**WRITTEN INSTRUCTION:** Exclude the pictures; give every entry again exactly as written.

── RECORDS ──

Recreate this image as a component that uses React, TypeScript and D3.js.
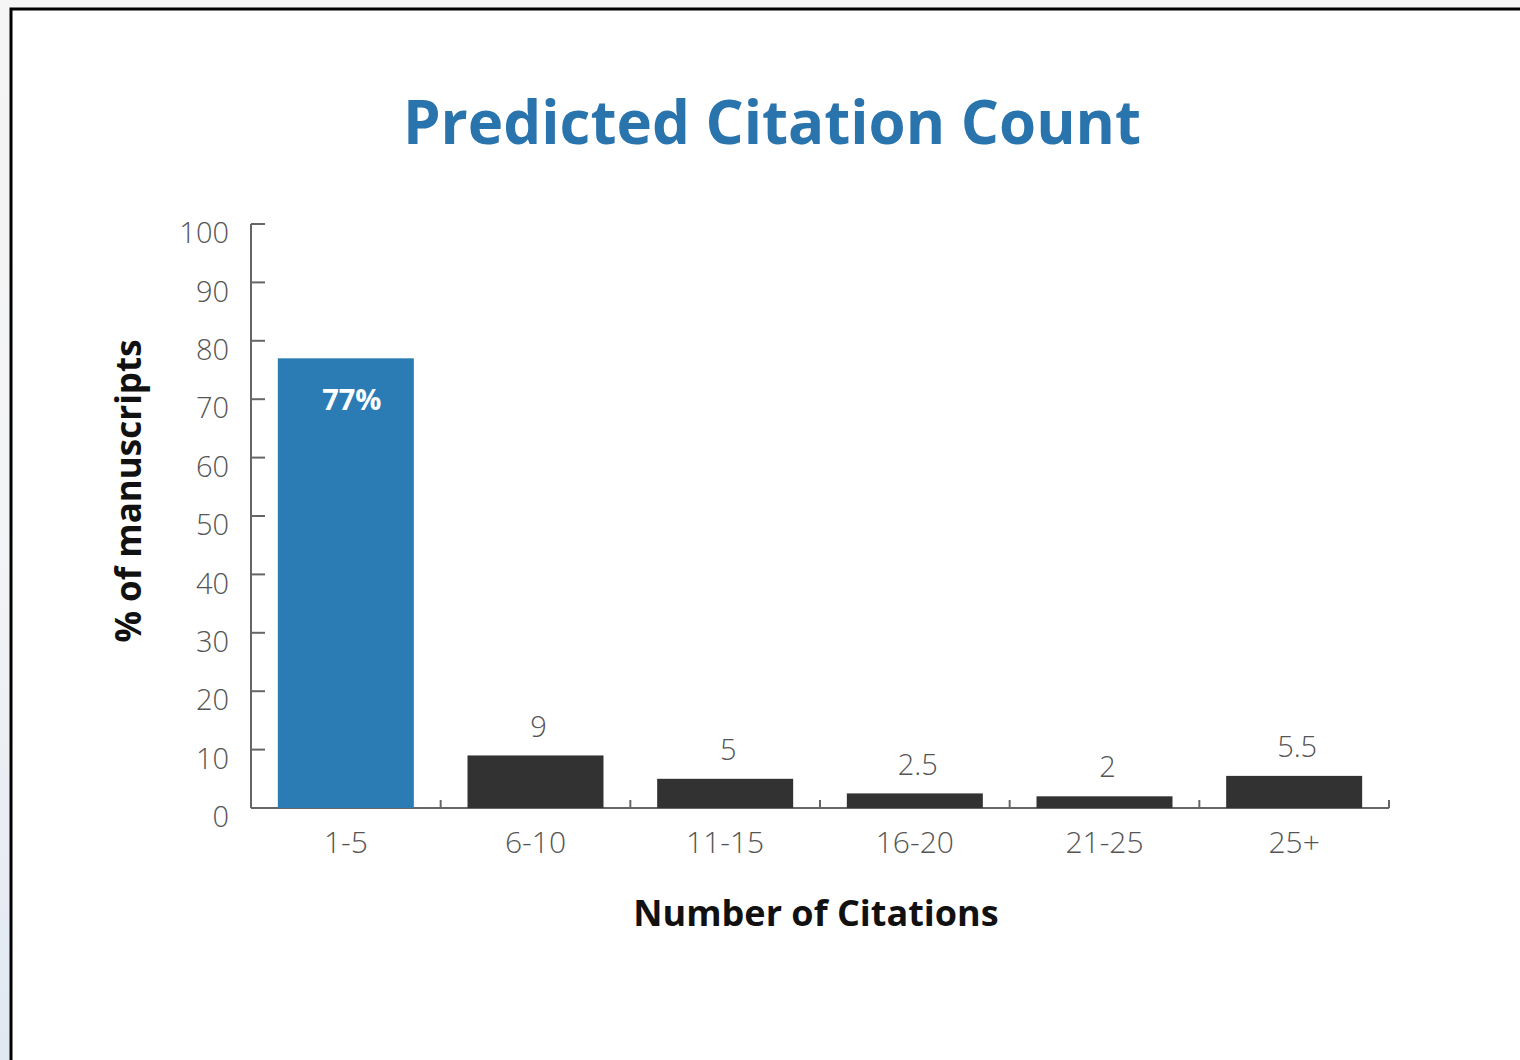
import React from "react";
import * as d3 from "d3";

const categories = ["1-5", "6-10", "11-15", "16-20", "21-25", "25+"];
const values = [77, 9, 5, 2.5, 2, 5.5];
const valueLabels = ["77%", "9", "5", "2.5", "2", "5.5"];
const yTicks = [0, 10, 20, 30, 40, 50, 60, 70, 80, 90, 100];
const title = "Predicted Citation Count";
const xTitle = "Number of Citations";
const yTitle = "% of manuscripts";

const W = 1520;
const H = 1060;
const left = 251;
const right = 1389;
const top = 224;
const bottom = 808;

export default function App() {
  const x = d3.scaleBand<string>().domain(categories).range([left, right]).paddingInner(0.283).paddingOuter(0.1415);
  const y = d3.scaleLinear().domain([0, 100]).range([bottom, top]);
  const font = "'Open Sans', sans-serif";
  const bands = categories.map((c) => x(c)! - (x.step() - x.bandwidth()) / 2);
  return (
    <svg width={W} height={H} style={{ position: "absolute", left: 0, top: 0 }} fontFamily={font}>
      <defs>
        <linearGradient id="side" x1="0" y1="0" x2="0" y2="1">
          <stop offset="0" stopColor="#f5f5f5" />
          <stop offset="0.5" stopColor="#f3f4f6" />
          <stop offset="1" stopColor="#e1e8f2" />
        </linearGradient>
      </defs>
      <rect x={0} y={0} width={W} height={H} fill="url(#side)" />
      <rect x={0} y={0} width={W} height={9} fill="#f5f5f5" />
      <rect x={11} y={9} width={W} height={H} fill="#ffffff" stroke="#000" strokeWidth={3} />
      <text x={772} y={144} textAnchor="middle" fontSize={60} fontWeight={700} fill="#2a74ad">{title}</text>
      {/* y axis */}
      <line x1={left} x2={left} y1={top} y2={bottom} stroke="#666" strokeWidth={2} />
      {yTicks.map((t) => (
        <g key={t}>
          <line x1={left} x2={left + 14} y1={y(t)} y2={y(t)} stroke="#666" strokeWidth={2} />
          <text x={229} y={y(t) + 9} dy="0.35em" textAnchor="end" fontSize={29} fontWeight={300} fill="#555">{t}</text>
        </g>
      ))}
      {/* x axis */}
      <line x1={left} x2={right} y1={bottom} y2={bottom} stroke="#666" strokeWidth={2} />
      {[...bands.slice(1), right].map((b, i) => (
        <line key={i} x1={b} x2={b} y1={bottom} y2={bottom - 8} stroke="#666" strokeWidth={2} />
      ))}
      {categories.map((c, i) => (
        <g key={c}>
          <rect x={x(c)} y={y(values[i])} width={x.bandwidth()} height={bottom - y(values[i])} fill={i === 0 ? "#2b7bb5" : "#323232"} />
          <text x={x(c)! + x.bandwidth() / 2} y={842} dy="0.35em" textAnchor="middle" fontSize={30} fontWeight={300} fill="#555">{c}</text>
          {i === 0 ? (
            <text x={x(c)! + x.bandwidth() / 2 + 6} y={y(values[i]) + 42} dy="0.35em" textAnchor="middle" fontSize={29} fontWeight={700} fill="#fff">{valueLabels[i]}</text>
          ) : (
            <text x={x(c)! + x.bandwidth() / 2 + 3} y={y(values[i]) - 29} dy="0.35em" textAnchor="middle" fontSize={29} fontWeight={300} fill="#555">{valueLabels[i]}</text>
          )}
        </g>
      ))}
      <text x={816} y={913} dy="0.35em" textAnchor="middle" fontSize={36} fontWeight={700} fill="#111">{xTitle}</text>
      <text transform={`translate(129,${491}) rotate(-90)`} dy="0.35em" textAnchor="middle" fontSize={35} fontWeight={700} fill="#111">{yTitle}</text>
    </svg>
  );
}
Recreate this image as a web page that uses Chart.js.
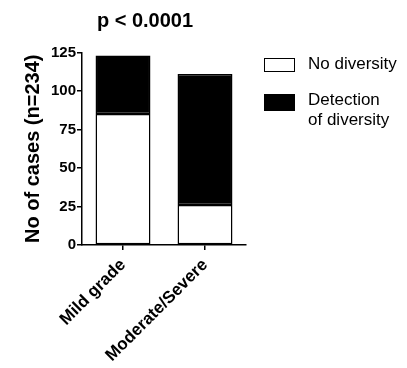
<!DOCTYPE html>
<html>
<head>
<meta charset="utf-8">
<script src="https://cdn.jsdelivr.net/npm/chart.js@4.4.1/dist/chart.umd.min.js"></script>
<style>
  html, body { margin: 0; padding: 0; background: #fff; }
  #wrap { position: relative; width: 407px; height: 368px; font-family: "Liberation Sans", Arial, sans-serif; }
  #c { position: absolute; left: 0; top: 0; }
  #title { position: absolute; left: 145px; top: 8px; transform: translateX(-50%); font-weight: bold; font-size: 20px; color: #000; white-space: nowrap; line-height: 24px; }
  .sw { position: absolute; left: 264px; width: 31px; box-sizing: border-box; border: 1.5px solid #000; }
  .lt { position: absolute; left: 308px; font-size: 17px; line-height: 20px; color: #000; white-space: nowrap; }
</style>
</head>
<body>
<div id="wrap">
  <canvas id="c" width="407" height="368"></canvas>
  <div id="title">p &lt; 0.0001</div>
  <div class="sw" style="top:58px;height:14px;background:#fff;"></div>
  <div class="lt" style="top:54px;">No diversity</div>
  <div class="sw" style="top:94px;height:17px;background:#000;"></div>
  <div class="lt" style="top:90px;">Detection<br>of diversity</div>
</div>
<script>
const categories = ["Mild grade", "Moderate/Severe"];
const noDiversity = [85, 26];
const detectionOfDiversity = [38, 85];
const seriesNames = ["No diversity", "Detection of diversity"];
const yTicks = [0, 25, 50, 75, 100, 125];

const ctx = document.getElementById('c').getContext('2d');
new Chart(ctx, {
  type: 'bar',
  data: {
    labels: categories,
    datasets: [
      { label: seriesNames[0], data: noDiversity, backgroundColor: '#ffffff', borderColor: '#000000', borderWidth: 1.5, borderSkipped: false, categoryPercentage: 1, barPercentage: 0.67 },
      { label: seriesNames[1], data: detectionOfDiversity, backgroundColor: '#000000', borderColor: '#000000', borderWidth: 1.5, borderSkipped: false, categoryPercentage: 1, barPercentage: 0.67 }
    ]
  },
  options: {
    responsive: false,
    animation: false,
    layout: { padding: { top: 52.5, right: 161, left: 0, bottom: 0 } },
    plugins: { legend: { display: false }, title: { display: false }, tooltip: { enabled: false } },
    scales: {
      x: {
        stacked: true,
        offset: true,
        border: { display: true, color: '#000', width: 1.5 },
        grid: { display: true, offset: false, drawOnChartArea: false, drawTicks: true, tickLength: 5, color: '#000', lineWidth: 1.5 },
        ticks: { color: '#000', font: { family: 'Liberation Sans', size: 17, weight: 'bold' }, minRotation: 45, maxRotation: 45, padding: 5 },
        afterFit: (s) => { s.height = 123; }
      },
      y: {
        stacked: true,
        min: 0, max: 125,
        afterBuildTicks: (s) => { s.ticks = yTicks.map(v => ({ value: v })); },
        border: { display: true, color: '#000', width: 1.5 },
        grid: { display: true, drawOnChartArea: false, drawTicks: true, tickLength: 5, color: '#000', lineWidth: 1.5 },
        ticks: { color: '#000', font: { family: 'Liberation Sans', size: 15, weight: 'bold' }, padding: 1 },
        title: { display: true, text: 'No of cases (n=234)', color: '#000', font: { family: 'Liberation Sans', size: 20, weight: 'bold' }, padding: { top: 21, bottom: 0 } },
        afterFit: (s) => { s.width = 82; }
      }
    }
  }
});
</script>
</body>
</html>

───

**ANSWER BELOW:**
Recreate this image as a component that uses React, TypeScript and D3.js.
import React from "react";
import * as d3 from "d3";

const categories = ["1-5", "6-10", "11-15", "16-20", "21-25", "25+"];
const values = [77, 9, 5, 2.5, 2, 5.5];
const valueLabels = ["77%", "9", "5", "2.5", "2", "5.5"];
const yTicks = [0, 10, 20, 30, 40, 50, 60, 70, 80, 90, 100];
const title = "Predicted Citation Count";
const xTitle = "Number of Citations";
const yTitle = "% of manuscripts";

const W = 1520;
const H = 1060;
const left = 251;
const right = 1389;
const top = 224;
const bottom = 808;

export default function App() {
  const x = d3.scaleBand<string>().domain(categories).range([left, right]).paddingInner(0.283).paddingOuter(0.1415);
  const y = d3.scaleLinear().domain([0, 100]).range([bottom, top]);
  const font = "'Open Sans', sans-serif";
  const bands = categories.map((c) => x(c)! - (x.step() - x.bandwidth()) / 2);
  return (
    <svg width={W} height={H} style={{ position: "absolute", left: 0, top: 0 }} fontFamily={font}>
      <defs>
        <linearGradient id="side" x1="0" y1="0" x2="0" y2="1">
          <stop offset="0" stopColor="#f5f5f5" />
          <stop offset="0.5" stopColor="#f3f4f6" />
          <stop offset="1" stopColor="#e1e8f2" />
        </linearGradient>
      </defs>
      <rect x={0} y={0} width={W} height={H} fill="url(#side)" />
      <rect x={0} y={0} width={W} height={9} fill="#f5f5f5" />
      <rect x={11} y={9} width={W} height={H} fill="#ffffff" stroke="#000" strokeWidth={3} />
      <text x={772} y={144} textAnchor="middle" fontSize={60} fontWeight={700} fill="#2a74ad">{title}</text>
      {/* y axis */}
      <line x1={left} x2={left} y1={top} y2={bottom} stroke="#666" strokeWidth={2} />
      {yTicks.map((t) => (
        <g key={t}>
          <line x1={left} x2={left + 14} y1={y(t)} y2={y(t)} stroke="#666" strokeWidth={2} />
          <text x={229} y={y(t) + 9} dy="0.35em" textAnchor="end" fontSize={29} fontWeight={300} fill="#555">{t}</text>
        </g>
      ))}
      {/* x axis */}
      <line x1={left} x2={right} y1={bottom} y2={bottom} stroke="#666" strokeWidth={2} />
      {[...bands.slice(1), right].map((b, i) => (
        <line key={i} x1={b} x2={b} y1={bottom} y2={bottom - 8} stroke="#666" strokeWidth={2} />
      ))}
      {categories.map((c, i) => (
        <g key={c}>
          <rect x={x(c)} y={y(values[i])} width={x.bandwidth()} height={bottom - y(values[i])} fill={i === 0 ? "#2b7bb5" : "#323232"} />
          <text x={x(c)! + x.bandwidth() / 2} y={842} dy="0.35em" textAnchor="middle" fontSize={30} fontWeight={300} fill="#555">{c}</text>
          {i === 0 ? (
            <text x={x(c)! + x.bandwidth() / 2 + 6} y={y(values[i]) + 42} dy="0.35em" textAnchor="middle" fontSize={29} fontWeight={700} fill="#fff">{valueLabels[i]}</text>
          ) : (
            <text x={x(c)! + x.bandwidth() / 2 + 3} y={y(values[i]) - 29} dy="0.35em" textAnchor="middle" fontSize={29} fontWeight={300} fill="#555">{valueLabels[i]}</text>
          )}
        </g>
      ))}
      <text x={816} y={913} dy="0.35em" textAnchor="middle" fontSize={36} fontWeight={700} fill="#111">{xTitle}</text>
      <text transform={`translate(129,${491}) rotate(-90)`} dy="0.35em" textAnchor="middle" fontSize={35} fontWeight={700} fill="#111">{yTitle}</text>
    </svg>
  );
}
Recreate this image as a web page that uses Chart.js.
<!DOCTYPE html>
<html>
<head>
<meta charset="utf-8">
<script src="https://cdn.jsdelivr.net/npm/chart.js@4.4.1/dist/chart.umd.min.js"></script>
<style>
  html, body { margin: 0; padding: 0; background: #fff; }
  #wrap { position: relative; width: 407px; height: 368px; font-family: "Liberation Sans", Arial, sans-serif; }
  #c { position: absolute; left: 0; top: 0; }
  #title { position: absolute; left: 145px; top: 8px; transform: translateX(-50%); font-weight: bold; font-size: 20px; color: #000; white-space: nowrap; line-height: 24px; }
  .sw { position: absolute; left: 264px; width: 31px; box-sizing: border-box; border: 1.5px solid #000; }
  .lt { position: absolute; left: 308px; font-size: 17px; line-height: 20px; color: #000; white-space: nowrap; }
</style>
</head>
<body>
<div id="wrap">
  <canvas id="c" width="407" height="368"></canvas>
  <div id="title">p &lt; 0.0001</div>
  <div class="sw" style="top:58px;height:14px;background:#fff;"></div>
  <div class="lt" style="top:54px;">No diversity</div>
  <div class="sw" style="top:94px;height:17px;background:#000;"></div>
  <div class="lt" style="top:90px;">Detection<br>of diversity</div>
</div>
<script>
const categories = ["Mild grade", "Moderate/Severe"];
const noDiversity = [85, 26];
const detectionOfDiversity = [38, 85];
const seriesNames = ["No diversity", "Detection of diversity"];
const yTicks = [0, 25, 50, 75, 100, 125];

const ctx = document.getElementById('c').getContext('2d');
new Chart(ctx, {
  type: 'bar',
  data: {
    labels: categories,
    datasets: [
      { label: seriesNames[0], data: noDiversity, backgroundColor: '#ffffff', borderColor: '#000000', borderWidth: 1.5, borderSkipped: false, categoryPercentage: 1, barPercentage: 0.67 },
      { label: seriesNames[1], data: detectionOfDiversity, backgroundColor: '#000000', borderColor: '#000000', borderWidth: 1.5, borderSkipped: false, categoryPercentage: 1, barPercentage: 0.67 }
    ]
  },
  options: {
    responsive: false,
    animation: false,
    layout: { padding: { top: 52.5, right: 161, left: 0, bottom: 0 } },
    plugins: { legend: { display: false }, title: { display: false }, tooltip: { enabled: false } },
    scales: {
      x: {
        stacked: true,
        offset: true,
        border: { display: true, color: '#000', width: 1.5 },
        grid: { display: true, offset: false, drawOnChartArea: false, drawTicks: true, tickLength: 5, color: '#000', lineWidth: 1.5 },
        ticks: { color: '#000', font: { family: 'Liberation Sans', size: 17, weight: 'bold' }, minRotation: 45, maxRotation: 45, padding: 5 },
        afterFit: (s) => { s.height = 123; }
      },
      y: {
        stacked: true,
        min: 0, max: 125,
        afterBuildTicks: (s) => { s.ticks = yTicks.map(v => ({ value: v })); },
        border: { display: true, color: '#000', width: 1.5 },
        grid: { display: true, drawOnChartArea: false, drawTicks: true, tickLength: 5, color: '#000', lineWidth: 1.5 },
        ticks: { color: '#000', font: { family: 'Liberation Sans', size: 15, weight: 'bold' }, padding: 1 },
        title: { display: true, text: 'No of cases (n=234)', color: '#000', font: { family: 'Liberation Sans', size: 20, weight: 'bold' }, padding: { top: 21, bottom: 0 } },
        afterFit: (s) => { s.width = 82; }
      }
    }
  }
});
</script>
</body>
</html>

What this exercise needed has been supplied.